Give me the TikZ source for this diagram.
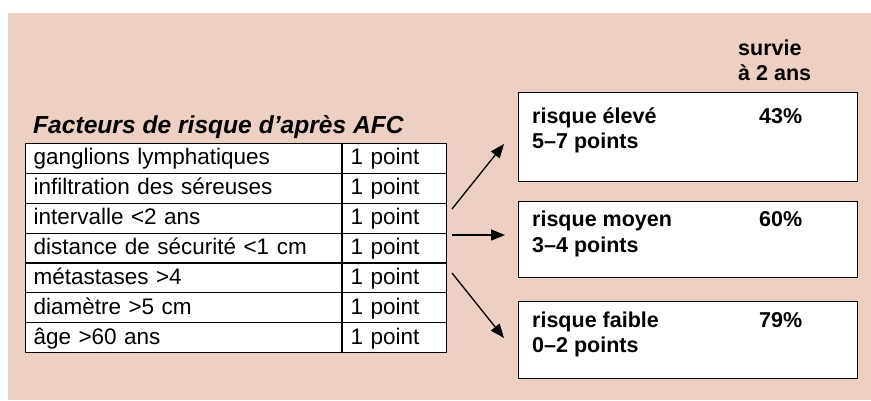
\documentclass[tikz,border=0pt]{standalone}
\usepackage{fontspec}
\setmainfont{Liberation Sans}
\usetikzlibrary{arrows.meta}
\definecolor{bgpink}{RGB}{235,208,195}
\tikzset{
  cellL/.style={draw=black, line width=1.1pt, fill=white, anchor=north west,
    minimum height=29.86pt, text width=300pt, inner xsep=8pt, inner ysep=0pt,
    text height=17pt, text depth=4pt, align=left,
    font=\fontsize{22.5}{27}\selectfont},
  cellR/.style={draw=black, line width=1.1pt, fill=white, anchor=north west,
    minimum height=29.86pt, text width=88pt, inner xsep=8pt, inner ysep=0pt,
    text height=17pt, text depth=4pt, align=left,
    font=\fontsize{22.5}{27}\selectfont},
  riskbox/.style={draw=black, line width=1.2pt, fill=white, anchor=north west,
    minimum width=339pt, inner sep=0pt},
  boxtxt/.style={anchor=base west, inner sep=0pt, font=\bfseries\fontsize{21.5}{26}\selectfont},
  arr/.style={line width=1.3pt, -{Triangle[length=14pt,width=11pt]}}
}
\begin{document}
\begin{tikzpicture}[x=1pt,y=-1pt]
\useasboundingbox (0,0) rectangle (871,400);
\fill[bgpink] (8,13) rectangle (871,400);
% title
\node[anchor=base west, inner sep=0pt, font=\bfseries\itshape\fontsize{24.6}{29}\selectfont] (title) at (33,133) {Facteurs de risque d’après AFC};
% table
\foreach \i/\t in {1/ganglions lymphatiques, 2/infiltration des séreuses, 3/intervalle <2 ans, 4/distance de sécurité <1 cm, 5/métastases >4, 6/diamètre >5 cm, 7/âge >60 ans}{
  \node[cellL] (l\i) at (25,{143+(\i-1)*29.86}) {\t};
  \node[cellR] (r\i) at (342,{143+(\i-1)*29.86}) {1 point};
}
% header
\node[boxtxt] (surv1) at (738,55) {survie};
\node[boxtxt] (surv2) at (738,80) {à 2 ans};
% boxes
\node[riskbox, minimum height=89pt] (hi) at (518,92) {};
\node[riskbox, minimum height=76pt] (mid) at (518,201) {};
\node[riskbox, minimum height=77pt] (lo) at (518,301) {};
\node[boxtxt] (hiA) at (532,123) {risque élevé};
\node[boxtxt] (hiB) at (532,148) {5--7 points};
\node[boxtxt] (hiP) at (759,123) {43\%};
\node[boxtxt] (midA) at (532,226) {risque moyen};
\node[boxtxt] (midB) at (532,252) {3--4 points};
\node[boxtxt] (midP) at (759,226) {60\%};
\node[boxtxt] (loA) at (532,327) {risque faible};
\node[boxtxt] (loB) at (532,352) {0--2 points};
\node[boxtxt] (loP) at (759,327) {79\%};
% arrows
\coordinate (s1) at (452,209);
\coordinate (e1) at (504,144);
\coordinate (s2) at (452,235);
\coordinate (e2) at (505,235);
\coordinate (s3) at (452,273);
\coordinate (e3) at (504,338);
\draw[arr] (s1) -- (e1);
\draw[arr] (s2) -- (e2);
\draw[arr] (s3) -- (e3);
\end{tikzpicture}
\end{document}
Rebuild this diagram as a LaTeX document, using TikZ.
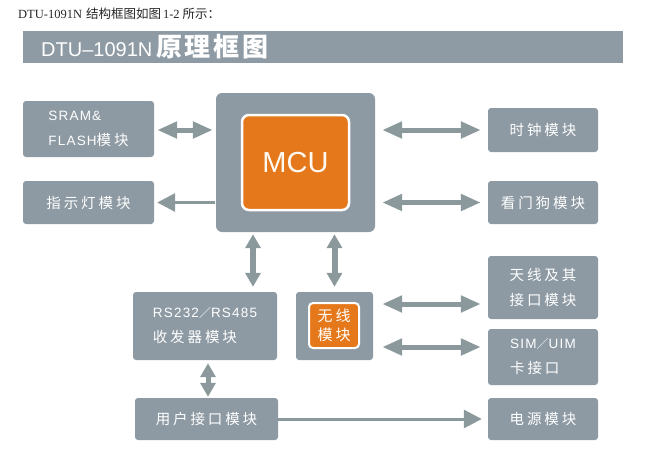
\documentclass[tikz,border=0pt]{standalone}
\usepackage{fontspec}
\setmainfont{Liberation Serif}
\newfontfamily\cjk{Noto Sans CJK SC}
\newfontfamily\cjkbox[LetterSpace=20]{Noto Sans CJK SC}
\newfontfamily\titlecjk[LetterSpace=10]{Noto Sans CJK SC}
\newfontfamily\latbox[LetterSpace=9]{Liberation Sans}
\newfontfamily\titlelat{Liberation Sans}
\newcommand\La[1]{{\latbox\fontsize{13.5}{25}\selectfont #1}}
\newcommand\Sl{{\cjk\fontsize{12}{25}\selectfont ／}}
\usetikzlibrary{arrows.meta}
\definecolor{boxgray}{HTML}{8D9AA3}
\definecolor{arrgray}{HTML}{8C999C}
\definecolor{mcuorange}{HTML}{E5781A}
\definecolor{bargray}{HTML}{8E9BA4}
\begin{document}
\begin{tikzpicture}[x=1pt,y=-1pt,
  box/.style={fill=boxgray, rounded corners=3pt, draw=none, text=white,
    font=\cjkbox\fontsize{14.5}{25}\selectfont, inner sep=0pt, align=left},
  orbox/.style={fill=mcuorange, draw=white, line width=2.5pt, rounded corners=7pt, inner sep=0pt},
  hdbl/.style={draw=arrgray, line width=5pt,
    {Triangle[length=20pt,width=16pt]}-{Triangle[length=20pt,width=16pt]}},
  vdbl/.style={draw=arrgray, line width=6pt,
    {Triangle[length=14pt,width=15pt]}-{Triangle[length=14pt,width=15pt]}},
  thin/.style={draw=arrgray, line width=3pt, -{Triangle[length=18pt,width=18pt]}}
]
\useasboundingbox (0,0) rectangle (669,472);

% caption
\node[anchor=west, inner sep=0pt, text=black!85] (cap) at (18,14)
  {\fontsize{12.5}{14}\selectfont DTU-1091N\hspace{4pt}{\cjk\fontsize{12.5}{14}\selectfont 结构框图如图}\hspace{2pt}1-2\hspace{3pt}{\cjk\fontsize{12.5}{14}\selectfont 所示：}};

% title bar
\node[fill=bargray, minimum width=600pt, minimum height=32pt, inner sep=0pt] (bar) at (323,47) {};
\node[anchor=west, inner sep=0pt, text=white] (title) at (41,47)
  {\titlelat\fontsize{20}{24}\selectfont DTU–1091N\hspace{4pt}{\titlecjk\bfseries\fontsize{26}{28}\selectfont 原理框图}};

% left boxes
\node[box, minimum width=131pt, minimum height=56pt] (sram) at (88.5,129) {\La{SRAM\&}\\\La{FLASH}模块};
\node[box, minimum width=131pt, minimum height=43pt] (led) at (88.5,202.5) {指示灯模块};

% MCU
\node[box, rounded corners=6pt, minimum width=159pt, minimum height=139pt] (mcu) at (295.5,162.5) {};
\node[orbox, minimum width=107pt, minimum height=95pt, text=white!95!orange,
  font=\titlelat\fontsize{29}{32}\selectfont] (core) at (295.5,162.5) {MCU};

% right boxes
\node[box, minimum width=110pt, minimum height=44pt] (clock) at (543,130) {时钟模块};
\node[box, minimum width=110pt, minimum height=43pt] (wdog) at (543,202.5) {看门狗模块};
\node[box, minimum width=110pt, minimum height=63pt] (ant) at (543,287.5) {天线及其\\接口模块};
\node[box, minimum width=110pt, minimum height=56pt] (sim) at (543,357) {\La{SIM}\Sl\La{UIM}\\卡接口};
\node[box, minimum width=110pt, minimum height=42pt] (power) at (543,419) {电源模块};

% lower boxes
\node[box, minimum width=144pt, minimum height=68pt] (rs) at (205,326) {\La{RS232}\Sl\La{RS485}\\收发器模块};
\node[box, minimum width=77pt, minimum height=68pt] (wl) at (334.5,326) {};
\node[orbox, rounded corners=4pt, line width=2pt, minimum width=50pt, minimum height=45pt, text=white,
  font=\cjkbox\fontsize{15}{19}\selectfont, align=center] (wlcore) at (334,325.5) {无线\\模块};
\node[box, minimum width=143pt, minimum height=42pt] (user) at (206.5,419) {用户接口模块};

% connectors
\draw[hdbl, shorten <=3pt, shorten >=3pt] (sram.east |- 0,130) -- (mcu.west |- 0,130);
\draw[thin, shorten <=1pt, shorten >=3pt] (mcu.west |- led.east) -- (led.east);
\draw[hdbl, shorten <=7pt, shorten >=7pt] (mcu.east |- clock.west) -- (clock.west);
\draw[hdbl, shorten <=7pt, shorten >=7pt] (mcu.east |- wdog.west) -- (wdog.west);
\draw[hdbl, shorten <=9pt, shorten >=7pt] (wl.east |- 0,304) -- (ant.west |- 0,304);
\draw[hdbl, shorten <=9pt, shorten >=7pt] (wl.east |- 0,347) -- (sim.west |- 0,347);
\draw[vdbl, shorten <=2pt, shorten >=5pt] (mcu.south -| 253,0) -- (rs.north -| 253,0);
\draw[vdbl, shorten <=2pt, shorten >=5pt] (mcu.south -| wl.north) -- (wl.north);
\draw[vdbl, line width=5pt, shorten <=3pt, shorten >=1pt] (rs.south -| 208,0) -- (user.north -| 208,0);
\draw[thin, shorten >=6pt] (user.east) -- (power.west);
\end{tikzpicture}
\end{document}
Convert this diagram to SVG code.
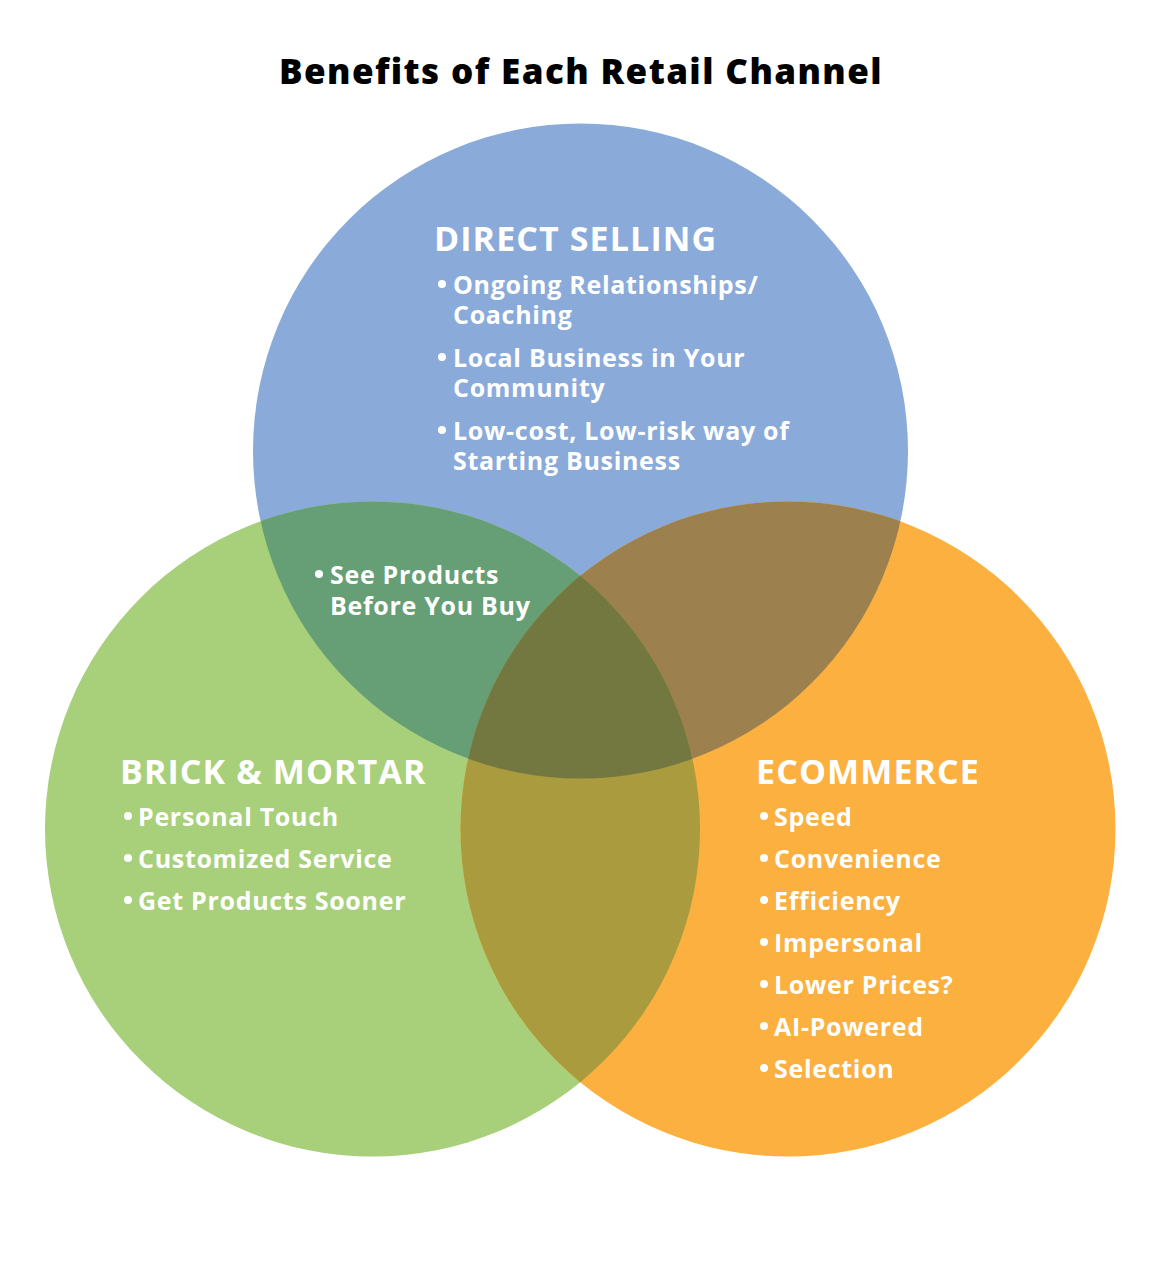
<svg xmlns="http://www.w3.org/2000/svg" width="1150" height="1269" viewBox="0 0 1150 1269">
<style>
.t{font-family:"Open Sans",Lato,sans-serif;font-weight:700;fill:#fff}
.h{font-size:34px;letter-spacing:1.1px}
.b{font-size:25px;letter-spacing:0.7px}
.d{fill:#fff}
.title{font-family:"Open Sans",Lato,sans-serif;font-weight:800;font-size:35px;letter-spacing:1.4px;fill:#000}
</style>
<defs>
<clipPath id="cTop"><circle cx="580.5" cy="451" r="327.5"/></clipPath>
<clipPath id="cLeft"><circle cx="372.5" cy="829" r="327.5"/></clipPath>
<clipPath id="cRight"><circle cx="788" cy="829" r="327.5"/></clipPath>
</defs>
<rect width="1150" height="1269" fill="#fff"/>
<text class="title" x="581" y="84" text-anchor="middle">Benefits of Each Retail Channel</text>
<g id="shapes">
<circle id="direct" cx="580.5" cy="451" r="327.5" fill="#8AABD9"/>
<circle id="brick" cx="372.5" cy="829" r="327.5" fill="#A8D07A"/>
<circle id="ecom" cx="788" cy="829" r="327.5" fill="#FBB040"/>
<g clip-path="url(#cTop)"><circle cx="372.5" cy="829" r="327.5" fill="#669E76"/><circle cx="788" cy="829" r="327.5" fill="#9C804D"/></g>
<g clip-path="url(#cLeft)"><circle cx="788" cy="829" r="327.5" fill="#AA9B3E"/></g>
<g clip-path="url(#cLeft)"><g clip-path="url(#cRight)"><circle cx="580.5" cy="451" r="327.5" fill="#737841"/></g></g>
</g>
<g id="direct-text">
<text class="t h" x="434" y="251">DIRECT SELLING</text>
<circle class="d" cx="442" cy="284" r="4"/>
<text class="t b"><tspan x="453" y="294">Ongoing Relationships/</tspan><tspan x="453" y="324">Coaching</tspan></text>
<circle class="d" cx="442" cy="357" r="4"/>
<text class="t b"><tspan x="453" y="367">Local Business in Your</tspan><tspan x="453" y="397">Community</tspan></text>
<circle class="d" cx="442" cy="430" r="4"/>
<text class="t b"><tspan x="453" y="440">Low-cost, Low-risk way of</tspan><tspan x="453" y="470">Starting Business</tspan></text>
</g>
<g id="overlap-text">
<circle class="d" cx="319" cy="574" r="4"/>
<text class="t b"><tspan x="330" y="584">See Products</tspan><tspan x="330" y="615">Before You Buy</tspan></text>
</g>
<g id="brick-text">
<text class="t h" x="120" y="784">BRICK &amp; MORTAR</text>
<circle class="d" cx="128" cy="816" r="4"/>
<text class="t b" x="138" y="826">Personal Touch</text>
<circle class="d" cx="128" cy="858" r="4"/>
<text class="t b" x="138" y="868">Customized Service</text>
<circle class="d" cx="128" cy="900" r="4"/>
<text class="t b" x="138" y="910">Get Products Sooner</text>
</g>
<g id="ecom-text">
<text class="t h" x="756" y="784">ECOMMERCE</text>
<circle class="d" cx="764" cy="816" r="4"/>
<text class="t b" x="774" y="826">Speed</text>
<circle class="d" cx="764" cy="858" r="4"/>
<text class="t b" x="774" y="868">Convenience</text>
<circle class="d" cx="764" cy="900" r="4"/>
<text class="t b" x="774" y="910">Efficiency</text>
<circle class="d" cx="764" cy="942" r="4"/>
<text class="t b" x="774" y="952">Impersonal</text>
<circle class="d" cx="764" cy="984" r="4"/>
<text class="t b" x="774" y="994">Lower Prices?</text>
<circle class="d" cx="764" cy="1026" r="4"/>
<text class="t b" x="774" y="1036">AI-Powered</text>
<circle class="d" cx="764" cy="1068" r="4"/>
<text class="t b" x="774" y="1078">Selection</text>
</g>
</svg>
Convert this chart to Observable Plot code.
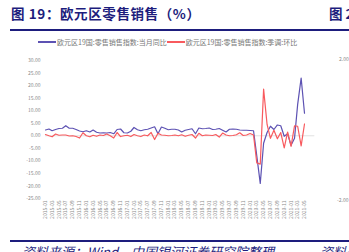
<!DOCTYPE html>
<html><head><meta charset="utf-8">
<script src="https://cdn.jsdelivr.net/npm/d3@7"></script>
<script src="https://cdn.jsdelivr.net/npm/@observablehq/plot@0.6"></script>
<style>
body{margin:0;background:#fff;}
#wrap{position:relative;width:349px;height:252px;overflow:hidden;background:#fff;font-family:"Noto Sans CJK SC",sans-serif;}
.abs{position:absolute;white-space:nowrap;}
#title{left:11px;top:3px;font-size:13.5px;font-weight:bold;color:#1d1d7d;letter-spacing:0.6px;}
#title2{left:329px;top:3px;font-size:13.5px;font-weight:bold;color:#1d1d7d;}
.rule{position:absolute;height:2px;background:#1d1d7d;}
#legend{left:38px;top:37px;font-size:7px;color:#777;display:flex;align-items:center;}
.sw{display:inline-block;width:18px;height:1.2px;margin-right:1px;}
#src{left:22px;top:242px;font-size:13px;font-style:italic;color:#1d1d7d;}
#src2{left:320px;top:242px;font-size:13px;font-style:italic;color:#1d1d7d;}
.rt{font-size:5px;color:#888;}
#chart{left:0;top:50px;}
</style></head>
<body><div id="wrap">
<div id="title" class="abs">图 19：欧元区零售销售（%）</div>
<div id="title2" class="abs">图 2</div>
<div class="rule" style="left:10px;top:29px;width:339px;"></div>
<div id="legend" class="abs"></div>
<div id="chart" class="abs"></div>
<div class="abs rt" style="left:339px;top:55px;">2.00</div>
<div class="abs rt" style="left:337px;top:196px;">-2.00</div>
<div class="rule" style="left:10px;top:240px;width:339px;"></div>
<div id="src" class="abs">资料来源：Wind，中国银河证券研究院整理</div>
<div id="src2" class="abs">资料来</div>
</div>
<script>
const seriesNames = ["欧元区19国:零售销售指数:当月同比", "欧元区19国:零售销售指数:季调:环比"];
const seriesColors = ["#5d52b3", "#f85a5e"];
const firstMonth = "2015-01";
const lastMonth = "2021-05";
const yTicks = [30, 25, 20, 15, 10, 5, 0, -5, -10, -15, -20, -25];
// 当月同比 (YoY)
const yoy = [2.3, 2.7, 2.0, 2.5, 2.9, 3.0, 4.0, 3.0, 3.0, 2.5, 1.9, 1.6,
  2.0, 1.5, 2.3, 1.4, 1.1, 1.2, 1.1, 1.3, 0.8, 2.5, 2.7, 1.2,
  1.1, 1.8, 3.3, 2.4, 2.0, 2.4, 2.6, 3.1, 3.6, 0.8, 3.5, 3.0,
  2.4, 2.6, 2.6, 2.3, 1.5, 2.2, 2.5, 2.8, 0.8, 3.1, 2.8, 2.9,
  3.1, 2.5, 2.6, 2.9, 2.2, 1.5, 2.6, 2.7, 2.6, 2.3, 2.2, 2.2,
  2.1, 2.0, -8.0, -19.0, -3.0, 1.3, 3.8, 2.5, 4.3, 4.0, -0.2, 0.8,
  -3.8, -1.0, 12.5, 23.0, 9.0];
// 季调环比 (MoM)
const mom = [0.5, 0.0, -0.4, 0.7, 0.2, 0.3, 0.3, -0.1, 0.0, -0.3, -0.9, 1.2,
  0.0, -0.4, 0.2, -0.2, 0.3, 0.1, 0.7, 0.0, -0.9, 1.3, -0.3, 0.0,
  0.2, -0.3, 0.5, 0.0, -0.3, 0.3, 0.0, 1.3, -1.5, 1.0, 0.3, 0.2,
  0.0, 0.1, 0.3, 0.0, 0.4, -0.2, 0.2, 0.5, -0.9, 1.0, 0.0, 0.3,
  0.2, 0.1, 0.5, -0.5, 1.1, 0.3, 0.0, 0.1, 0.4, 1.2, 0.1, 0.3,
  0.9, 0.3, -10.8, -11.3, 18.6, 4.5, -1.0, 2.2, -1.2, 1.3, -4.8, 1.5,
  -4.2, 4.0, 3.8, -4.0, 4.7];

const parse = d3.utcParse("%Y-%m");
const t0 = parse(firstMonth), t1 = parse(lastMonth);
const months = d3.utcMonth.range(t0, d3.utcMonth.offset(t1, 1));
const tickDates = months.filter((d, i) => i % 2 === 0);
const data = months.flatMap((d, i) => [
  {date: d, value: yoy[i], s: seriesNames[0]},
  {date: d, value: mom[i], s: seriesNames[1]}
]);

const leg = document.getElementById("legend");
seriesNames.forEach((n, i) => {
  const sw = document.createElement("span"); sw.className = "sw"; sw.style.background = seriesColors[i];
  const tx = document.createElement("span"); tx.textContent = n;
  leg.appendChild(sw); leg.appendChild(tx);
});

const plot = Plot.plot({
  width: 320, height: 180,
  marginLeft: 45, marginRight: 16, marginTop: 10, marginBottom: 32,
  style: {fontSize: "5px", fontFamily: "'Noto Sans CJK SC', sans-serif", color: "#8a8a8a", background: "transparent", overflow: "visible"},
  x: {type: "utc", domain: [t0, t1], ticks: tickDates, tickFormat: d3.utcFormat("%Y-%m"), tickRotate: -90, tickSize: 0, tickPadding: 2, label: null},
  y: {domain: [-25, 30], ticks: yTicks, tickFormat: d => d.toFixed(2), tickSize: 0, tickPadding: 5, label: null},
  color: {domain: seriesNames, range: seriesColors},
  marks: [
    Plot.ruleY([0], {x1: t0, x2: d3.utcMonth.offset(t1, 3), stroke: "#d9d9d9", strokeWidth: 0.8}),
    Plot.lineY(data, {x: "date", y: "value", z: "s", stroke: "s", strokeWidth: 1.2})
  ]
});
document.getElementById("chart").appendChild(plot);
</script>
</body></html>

◆ ◆ ◆ ◆ ◆

- _Work to do_: Leaving the pictures out, write out exactly the lines from the line containing "Rebuild this diagram" through the line containing "width=131pt, minimum height=43pt]", both included.

- _Correct response_:
Rebuild this diagram as a LaTeX document, using TikZ.
\documentclass[tikz,border=0pt]{standalone}
\usepackage{fontspec}
\setmainfont{Liberation Serif}
\newfontfamily\cjk{Noto Sans CJK SC}
\newfontfamily\cjkbox[LetterSpace=20]{Noto Sans CJK SC}
\newfontfamily\titlecjk[LetterSpace=10]{Noto Sans CJK SC}
\newfontfamily\latbox[LetterSpace=9]{Liberation Sans}
\newfontfamily\titlelat{Liberation Sans}
\newcommand\La[1]{{\latbox\fontsize{13.5}{25}\selectfont #1}}
\newcommand\Sl{{\cjk\fontsize{12}{25}\selectfont ／}}
\usetikzlibrary{arrows.meta}
\definecolor{boxgray}{HTML}{8D9AA3}
\definecolor{arrgray}{HTML}{8C999C}
\definecolor{mcuorange}{HTML}{E5781A}
\definecolor{bargray}{HTML}{8E9BA4}
\begin{document}
\begin{tikzpicture}[x=1pt,y=-1pt,
  box/.style={fill=boxgray, rounded corners=3pt, draw=none, text=white,
    font=\cjkbox\fontsize{14.5}{25}\selectfont, inner sep=0pt, align=left},
  orbox/.style={fill=mcuorange, draw=white, line width=2.5pt, rounded corners=7pt, inner sep=0pt},
  hdbl/.style={draw=arrgray, line width=5pt,
    {Triangle[length=20pt,width=16pt]}-{Triangle[length=20pt,width=16pt]}},
  vdbl/.style={draw=arrgray, line width=6pt,
    {Triangle[length=14pt,width=15pt]}-{Triangle[length=14pt,width=15pt]}},
  thin/.style={draw=arrgray, line width=3pt, -{Triangle[length=18pt,width=18pt]}}
]
\useasboundingbox (0,0) rectangle (669,472);

% caption
\node[anchor=west, inner sep=0pt, text=black!85] (cap) at (18,14)
  {\fontsize{12.5}{14}\selectfont DTU-1091N\hspace{4pt}{\cjk\fontsize{12.5}{14}\selectfont 结构框图如图}\hspace{2pt}1-2\hspace{3pt}{\cjk\fontsize{12.5}{14}\selectfont 所示：}};

% title bar
\node[fill=bargray, minimum width=600pt, minimum height=32pt, inner sep=0pt] (bar) at (323,47) {};
\node[anchor=west, inner sep=0pt, text=white] (title) at (41,47)
  {\titlelat\fontsize{20}{24}\selectfont DTU–1091N\hspace{4pt}{\titlecjk\bfseries\fontsize{26}{28}\selectfont 原理框图}};

% left boxes
\node[box, minimum width=131pt, minimum height=56pt] (sram) at (88.5,129) {\La{SRAM\&}\\\La{FLASH}模块};
\node[box, minimum width=131pt, minimum height=43pt] (led) at (88.5,202.5) {指示灯模块};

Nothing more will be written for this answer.